I most definitely would not have your casual attitude regarding adding another 10k of debt to the existing pile...

Not sure you're going to win anyone over to your way of thinking.


----------



## chlipps (14 Feb 2010)

*Re: Good credit hist & salary:refused restructure loan to clear cc bal OD and other l*

If I knew you had a rainy day fund and also owned your own house paid in full then I would have responded differently. How much funds in your rainy day fund? >10k?... If >10k then does the bank know you are mortgage free and have the rainy day fund?


----------



## Buddyg (14 Feb 2010)

*Re: Good credit hist & salary:refused restructure loan to clear cc bal OD and other l*

Restructure? You are trying to buy a new car. How about selling your car and buying a 5K runabout, saving yourself thousands.


----------



## WaterSprite (14 Feb 2010)

*Re: good credit history & Salary - refused loan*



moneycheck said:


> what im saying here, is that if i cant get credit in the current climate, i dont know who can..

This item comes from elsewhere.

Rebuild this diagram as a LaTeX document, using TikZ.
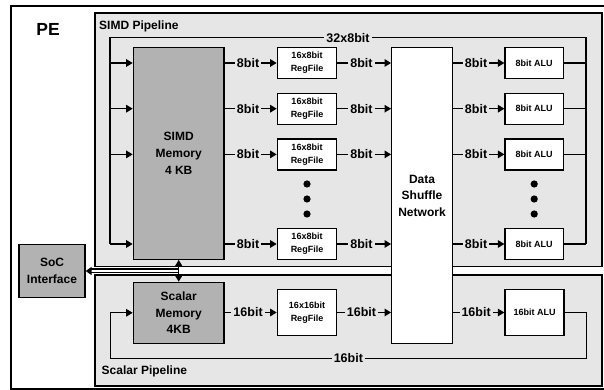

In fairness, what you originally asked for were people's opinions of your situation.  The opinions expressed have been fairly clear.

At some stage, the bank has to ask why a customer needs yet another sizable loan. €26k in personal unsecured debt is big and I can understand their reluctance to extend this further.   

If you view the purchase of the car (at €10k) as a necessity, then use your rainy day money to fund that purchase.  If it saves you €1800-odd a year, then you'll have replenished that amount in less than 6 years.

Take the consolidation (the offer may not be open forever).  If you are dead-set on getting another loan, then apply to another bank, or the CU.


----------



## allthedoyles (14 Feb 2010)

*Re: good credit history & Salary - refused loan*



moneycheck said:


> what im saying here, is that if i can't get credit in the current climate, i dont know who can..


 
Bank of Ireland claim they are saying YES to 100 mortgages a day .

Just saw the advert at my local ATM .


----------



## moneycheck (14 Feb 2010)

*Re: good credit history & Salary - refused loan*



WaterSprite said:


> In fairness, what you originally asked for were people's opinions of your situation.  The opinions expressed have been fairly clear.
> 
> At some stage, the bank has to ask why a customer needs yet another sizable loan. €26k in personal unsecured debt is big and I can understand their reluctance to extend this further.
> 
> ...



my main gripe is that having no mortgage,  and having my rainy day fund, and also having a good monthly income,  the back still said no.. 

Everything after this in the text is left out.